---- DATA SEGMENT
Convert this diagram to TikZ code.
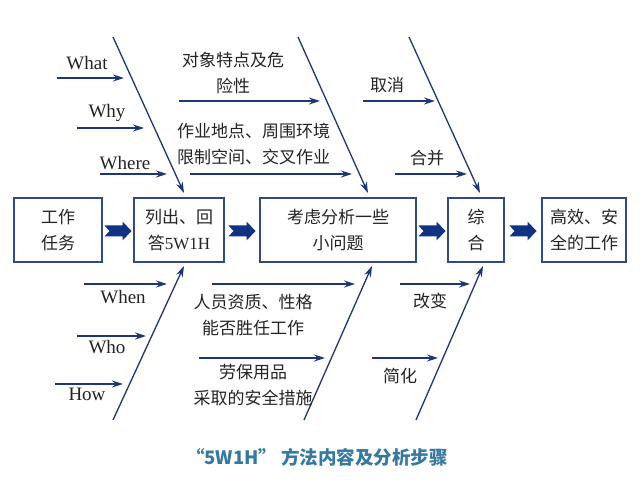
\documentclass[tikz,border=0pt]{standalone}
\usepackage{fontspec}
\setmainfont{Liberation Serif}
\newfontfamily\cjk{Noto Sans CJK SC}
\usetikzlibrary{arrows.meta,calc}
\definecolor{navy}{RGB}{30,55,115}
\definecolor{boxline}{RGB}{50,75,120}
\definecolor{fatblue}{RGB}{15,50,130}
\definecolor{titleblue}{RGB}{55,120,160}
\definecolor{ink}{RGB}{35,35,35}

\begin{document}
\begin{tikzpicture}[x=1pt,y=-1pt,
box/.style={draw=boxline,line width=1.4pt,minimum height=64pt,align=center,inner sep=0pt,text=ink,font=\cjk\fontsize{17}{26}\selectfont},
bone/.style={navy,line width=1.3pt,-{Stealth[length=11pt,width=7pt]}},
lbl/.style={text=ink,inner sep=0pt,align=center,font=\cjk\fontsize{17}{26}\selectfont},
wlbl/.style={text=ink,inner sep=0pt,font=\fontsize{19}{22}\selectfont},
bigarrow/.style={fill=fatblue}]
\useasboundingbox[fill=white] (0,0) rectangle (640,486);
% main chain of steps
\node[box,minimum width=88pt] (task) at (58,230) {工作\\任务};
\node[box,minimum width=90pt] (list) at (179,230) {列出、回\\答{\rmfamily 5W1H}};
\node[box,minimum width=156pt] (think) at (338,230) {考虑分析一些\\小问题};
\node[box,minimum width=56pt] (merge) at (476,230) {综\\合};
\node[box,minimum width=84pt] (goal) at (584,230) {高效、安\\全的工作};
% fat arrows between the boxes
\foreach \a/\b in {task/list,list/think,think/merge,merge/goal}{
\fill[bigarrow] ($(\a.east)!0.5!(\b.west)+(0,1)$) ++(-13.5,-5.5) -- ++(18,0) -- ++(0,-4) -- ++(9,9.5) -- ++(-9,9.5) -- ++(0,-4) -- ++(-18,0) -- ++(5,-5.5) -- cycle;
}
% slanted bones
\foreach \n/\xa/\ya/\xb/\yb in {t1/113/37/184/193,t2/298/37/368/193,t3/409/37/480/193,b1/113/420/184/266,b2/304/420/372/266,b3/416/420/483/266}{
\coordinate (\n s) at (\xa,\ya);
\coordinate (\n e) at (\xb,\yb);
\draw[bone] (\n s) -- (\n e);
}
% small arrows onto the bones
\foreach \n/\xa/\xb/\y in {what/57/124/78,why/77/144/128,where/100/167/174,obj/179/320/101,site/190/352/174,cancel/363/435/101,comb/395/467/174,when/84/167/284,who/77/146/336,how/55/123/384,staff/212/355/284,ppe/199/325/358,change/400/470/284,simp/372/438/358}{
\coordinate (\n s) at (\xa,\y);
\coordinate (\n e) at (\xb,\y);
\draw[bone] (\n s) -- (\n e);
}
% 5W1H labels
\node[wlbl] (lwhat) at (87,63) {What};
\node[wlbl] (lwhy) at (107,113) {Why};
\node[wlbl] (lwhere) at (125,163) {Where};
\node[wlbl] (lwhen) at (123,297) {When};
\node[wlbl] (lwho) at (107,347) {Who};
\node[wlbl] (lhow) at (87,394) {How};
% question labels
\node[lbl] (lobj) at (233,73.5) {对象特点及危\\险性};
\node[lbl,align=left,anchor=west] (lsite) at (177,144.5) {作业地点、周围环境\\限制空间、交叉作业};
\node[lbl] (lstaff) at (253,315) {人员资质、性格\\能否胜任工作};
\node[lbl] (lppe) at (253,385) {劳保用品\\采取的安全措施};
\node[lbl] (lcancel) at (387,85) {取消};
\node[lbl] (lcomb) at (427,158) {合并};
\node[lbl] (lchange) at (430,301) {改变};
\node[lbl] (lsimp) at (400,376) {简化};
% caption
\node[text=titleblue,font=\cjk\bfseries\fontsize{18.5}{22}\selectfont] (title) at (317,457) {“5W1H”\ 方法内容及分析步骤};
\end{tikzpicture}
\end{document}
--------
_WHAT YOU HAVE TO DO_
Transcribe the whole listing exactly. Pictures are excluded.

_SOLUTION TO THIS EXERCISE_
Convert this diagram to TikZ code.
\documentclass[tikz,border=0pt]{standalone}
\usepackage{fontspec}
\setmainfont{Liberation Serif}
\newfontfamily\cjk{Noto Sans CJK SC}
\usetikzlibrary{arrows.meta,calc}
\definecolor{navy}{RGB}{30,55,115}
\definecolor{boxline}{RGB}{50,75,120}
\definecolor{fatblue}{RGB}{15,50,130}
\definecolor{titleblue}{RGB}{55,120,160}
\definecolor{ink}{RGB}{35,35,35}

\begin{document}
\begin{tikzpicture}[x=1pt,y=-1pt,
box/.style={draw=boxline,line width=1.4pt,minimum height=64pt,align=center,inner sep=0pt,text=ink,font=\cjk\fontsize{17}{26}\selectfont},
bone/.style={navy,line width=1.3pt,-{Stealth[length=11pt,width=7pt]}},
lbl/.style={text=ink,inner sep=0pt,align=center,font=\cjk\fontsize{17}{26}\selectfont},
wlbl/.style={text=ink,inner sep=0pt,font=\fontsize{19}{22}\selectfont},
bigarrow/.style={fill=fatblue}]
\useasboundingbox[fill=white] (0,0) rectangle (640,486);
% main chain of steps
\node[box,minimum width=88pt] (task) at (58,230) {工作\\任务};
\node[box,minimum width=90pt] (list) at (179,230) {列出、回\\答{\rmfamily 5W1H}};
\node[box,minimum width=156pt] (think) at (338,230) {考虑分析一些\\小问题};
\node[box,minimum width=56pt] (merge) at (476,230) {综\\合};
\node[box,minimum width=84pt] (goal) at (584,230) {高效、安\\全的工作};
% fat arrows between the boxes
\foreach \a/\b in {task/list,list/think,think/merge,merge/goal}{
\fill[bigarrow] ($(\a.east)!0.5!(\b.west)+(0,1)$) ++(-13.5,-5.5) -- ++(18,0) -- ++(0,-4) -- ++(9,9.5) -- ++(-9,9.5) -- ++(0,-4) -- ++(-18,0) -- ++(5,-5.5) -- cycle;
}
% slanted bones
\foreach \n/\xa/\ya/\xb/\yb in {t1/113/37/184/193,t2/298/37/368/193,t3/409/37/480/193,b1/113/420/184/266,b2/304/420/372/266,b3/416/420/483/266}{
\coordinate (\n s) at (\xa,\ya);
\coordinate (\n e) at (\xb,\yb);
\draw[bone] (\n s) -- (\n e);
}
% small arrows onto the bones
\foreach \n/\xa/\xb/\y in {what/57/124/78,why/77/144/128,where/100/167/174,obj/179/320/101,site/190/352/174,cancel/363/435/101,comb/395/467/174,when/84/167/284,who/77/146/336,how/55/123/384,staff/212/355/284,ppe/199/325/358,change/400/470/284,simp/372/438/358}{
\coordinate (\n s) at (\xa,\y);
\coordinate (\n e) at (\xb,\y);
\draw[bone] (\n s) -- (\n e);
}
% 5W1H labels
\node[wlbl] (lwhat) at (87,63) {What};
\node[wlbl] (lwhy) at (107,113) {Why};
\node[wlbl] (lwhere) at (125,163) {Where};
\node[wlbl] (lwhen) at (123,297) {When};
\node[wlbl] (lwho) at (107,347) {Who};
\node[wlbl] (lhow) at (87,394) {How};
% question labels
\node[lbl] (lobj) at (233,73.5) {对象特点及危\\险性};
\node[lbl,align=left,anchor=west] (lsite) at (177,144.5) {作业地点、周围环境\\限制空间、交叉作业};
\node[lbl] (lstaff) at (253,315) {人员资质、性格\\能否胜任工作};
\node[lbl] (lppe) at (253,385) {劳保用品\\采取的安全措施};
\node[lbl] (lcancel) at (387,85) {取消};
\node[lbl] (lcomb) at (427,158) {合并};
\node[lbl] (lchange) at (430,301) {改变};
\node[lbl] (lsimp) at (400,376) {简化};
% caption
\node[text=titleblue,font=\cjk\bfseries\fontsize{18.5}{22}\selectfont] (title) at (317,457) {“5W1H”\ 方法内容及分析步骤};
\end{tikzpicture}
\end{document}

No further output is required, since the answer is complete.